The power of servitization

Jul 23 • Features, Servitization • 4241 Views • No Comments on The power of servitization


In an exclusive interview with Field Service News, Alex Bill, Alstom Power explains to Kris Oldland how the servitization model works in the power generation industry.

For many the concept of servitization is both a new and challenging concept. Even the language around the movement can be confusing. Advanced Services, Outcome Based Solutions, Industrie 4.0 are all on the surface similar terms for the same thing.

At its bare bones it’s a movement away from a one-off transaction based revenue stream to a more prolonged, long-tail service-focused revenue stream. Servitization is getting traction across the globe but for many it’s still in its infancy.

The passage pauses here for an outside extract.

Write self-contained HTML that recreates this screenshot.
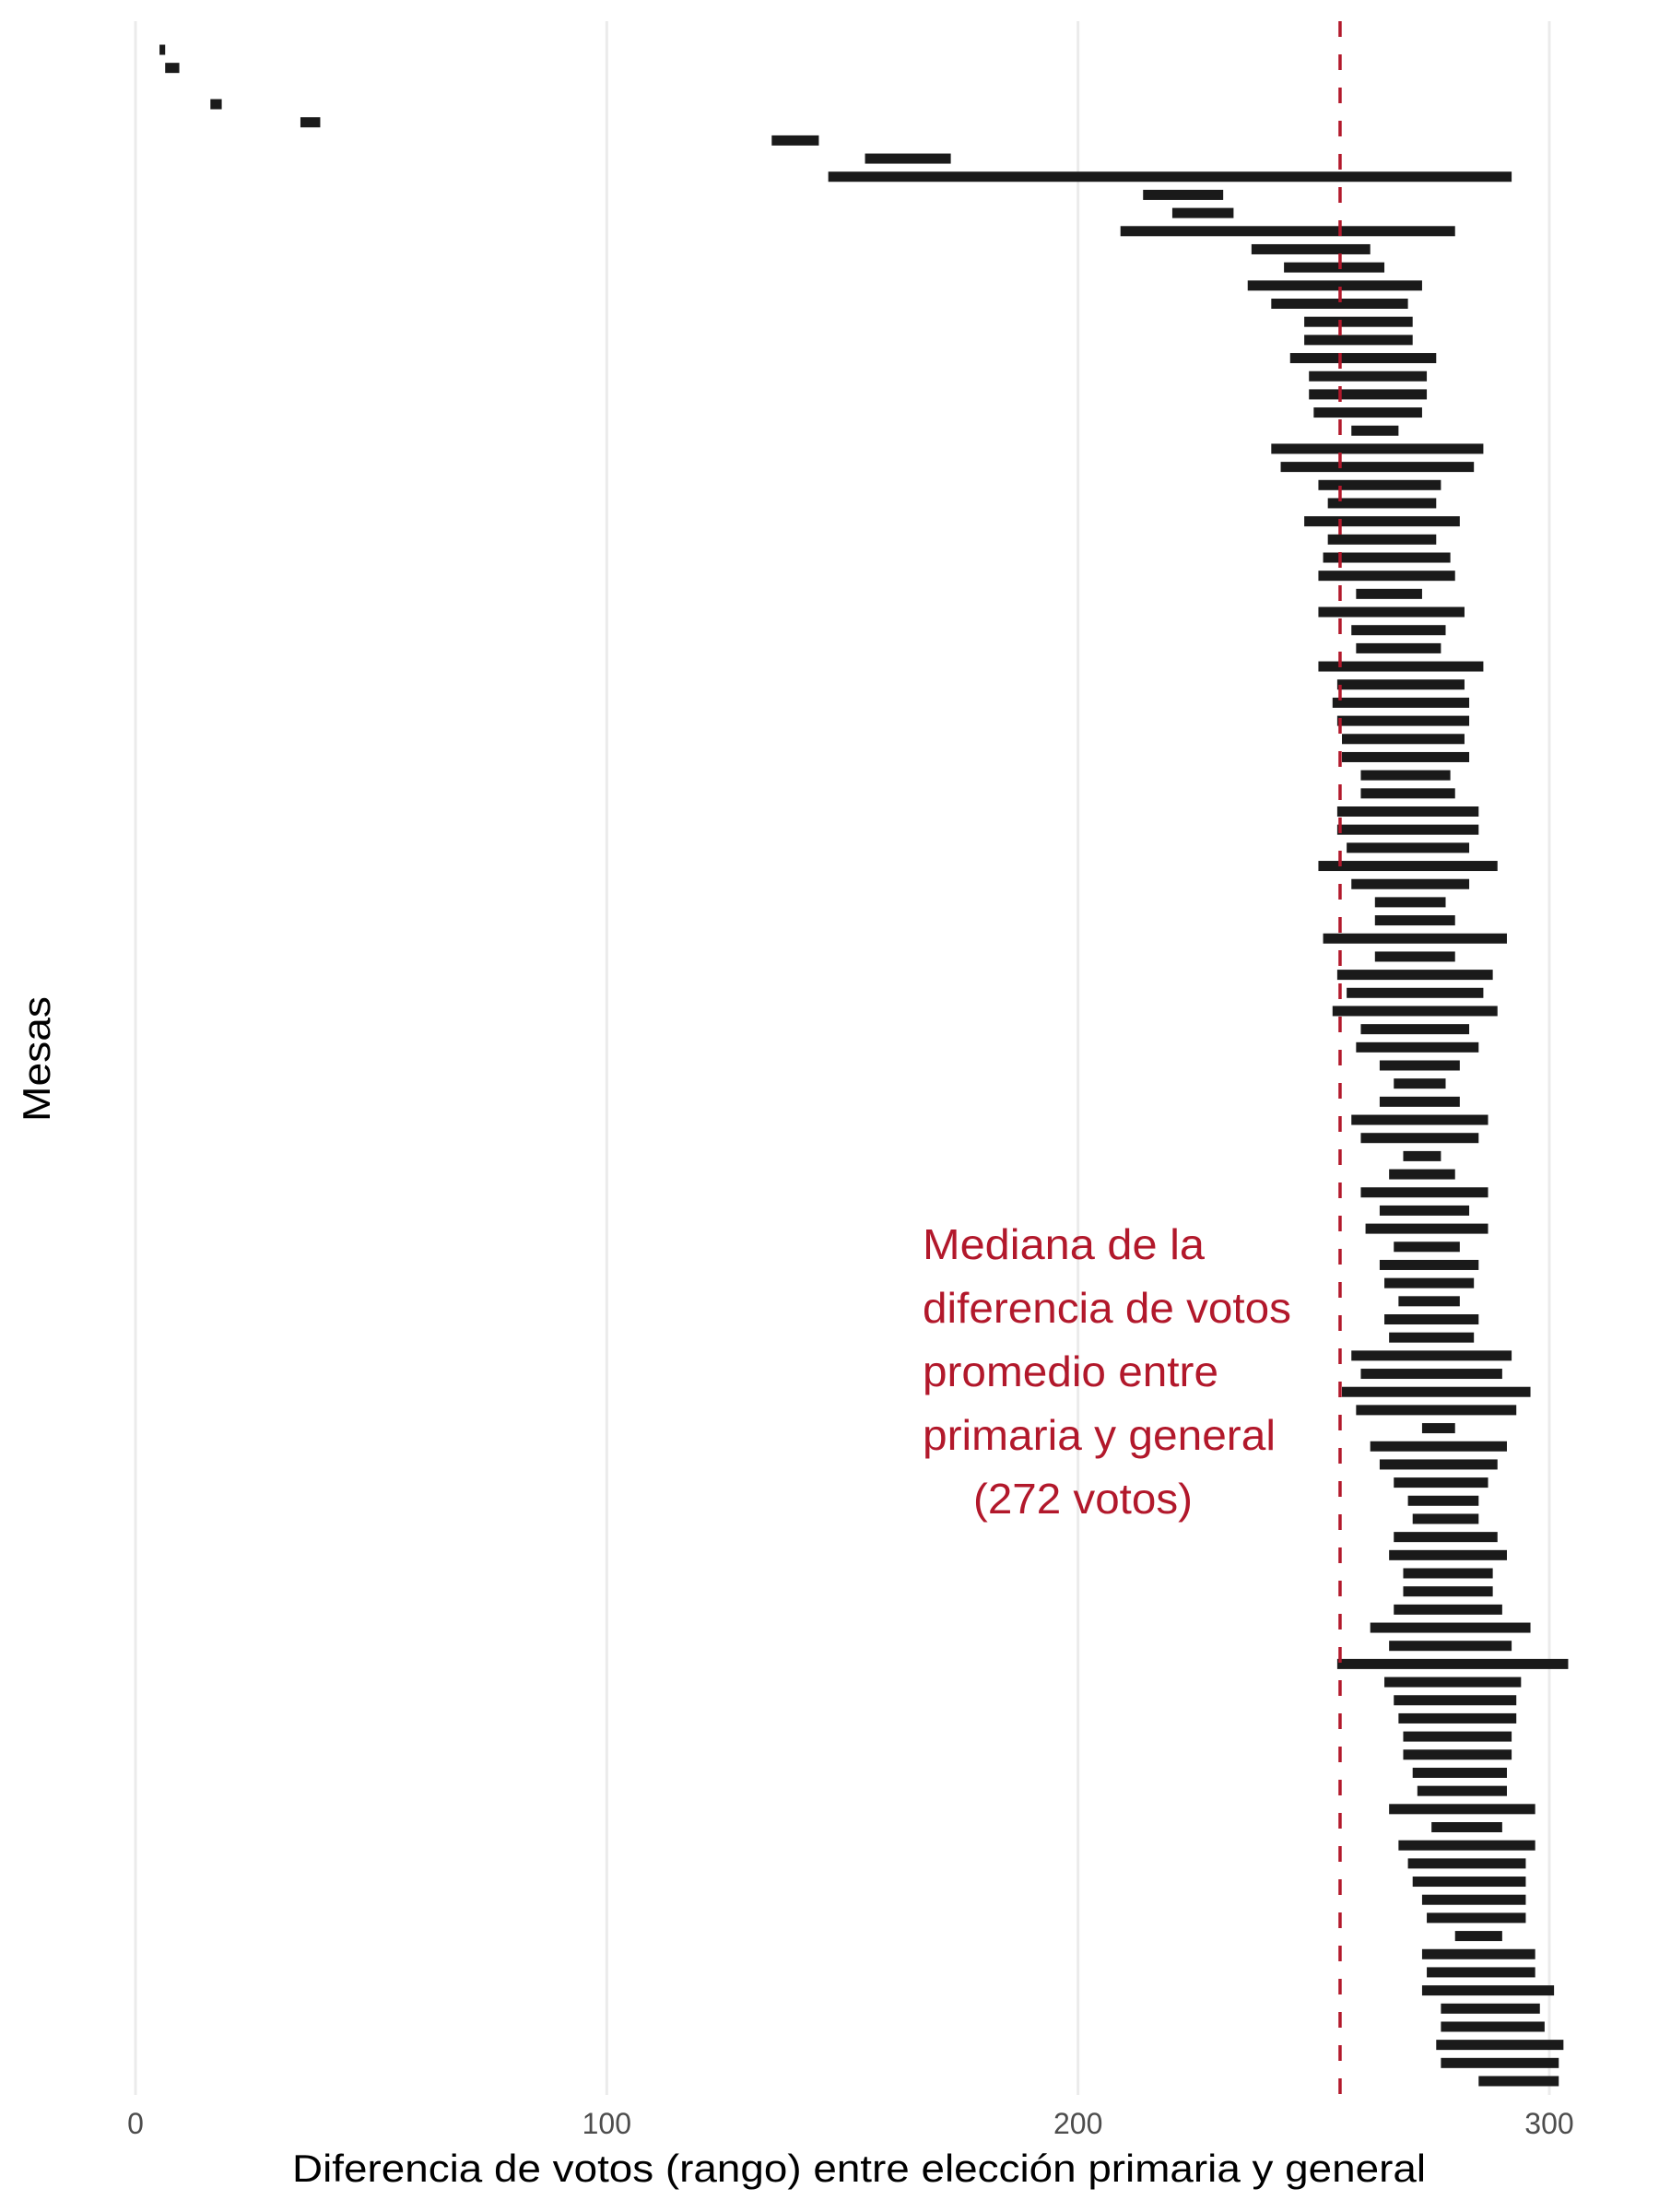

Alstom have embraced the servitization model across a number of divisions.

However, for a few companies it’s just the way they do business and has been for some time. One of those companies is across a number of their divisions including power generation and one man who has been right at the heart of this sector for some time is Alex Bill.

“For Alstom Power we have been doing these outcome-based services, or long-term service agreements since the early nineties and we’ve been very successful with these long-terms agreements, which we call operational service contracts. It’s something that we tie in with our upgrade packages,” Bill explains.

Of course the first challenge for a company trying to move towards such a solution is to answer what is often the customer’s most important and usually most pressing question ‘What is in it for me?”

Continuous improvement

The way Alstom approach this equation is by continuously improving the service levels and outputs that they deliver to their client base.

“We do a lot of R&D and service R&D on improving the performance of our install- base products and then retrofitting that onto the install base” Bill explains.

Of course this R&D can feed not only the service division but also production of new solutions as well, Bill points out. “By doing this we are also making our new products better and then again tying that all together with long-term contracts which you could call outcome-based contracts.”

From a customer perspective there could be a very compelling argument for moving to outcome-based contracts.

So from a customer perspective there could be a very compelling argument for moving to such a relationship. Rolls Royce, for example, is one of the other often-cited examples of a company pioneering an outcome-based solutions model, but it was driven by their customer American Airlines.

But what about from the service company’s outlook?

“From my own personal perspective one of the key benefits is securing long-term business,” Bill asserts. “With an outcome-based contract you can secure business with a customer or a range of customers for ten to fifteen years.”

Such long-term financial security is of course the answer at the heart of the servitization argument. The aim is to move away from the one-hit transaction and by doing so both spreading and increasing profits over a longer period but, as Bill reveals, the beauty of such an approach is that it can become practically self-perpetuating.

“In exchange for that long-term security you have, of course, to guarantee certain outcomes but it’s thanks to that long-term security that you can invest in your service R&D. Suddenly you’ve got a business case to make which is in fact quite a profound one. By investing in those upgrades and bringing them to market essentially it becomes self-fulfilling,” Bill explains.

With his relaxed and conversational manner, the way Bill explains it makes it seem like child’s play. Of course the opposite is true. Establishing such a close relationship with your clients is key if you are going to be able to make such an approach work.

You have to build the relationship with the customer at quite a few levels.

“If you look from contract to contract, you really have to be pretty good with customer intimacy and build the relationship with the customer at quite a few levels,” adds Bill.

“That relationship is a key differentiator for us. It begins when we sell the new product and from there we are with the customer from day one. We then need to build on it and improve it through the services we deliver.”

Having worked both on the manufacturing and services side of the fence Bill is also well placed to see the difference between the two sides of the customer relationship.

“The interesting part from coming from the manufacturing side of the business is the customer you don’t really see until you are coming to the end of the process,” Bill explains when asked about the difference in approaching both the new-build and then the long-term service contracts.

“In service the customer is there at the beginning, the middle, and the end. The variability between customers is also more apparent: in their processes, for example, and understanding their individual needs and so forth. It really does take a different mindset as that variability and the needs of customers can be quite different. That’s always an exciting challenge,” he concludes.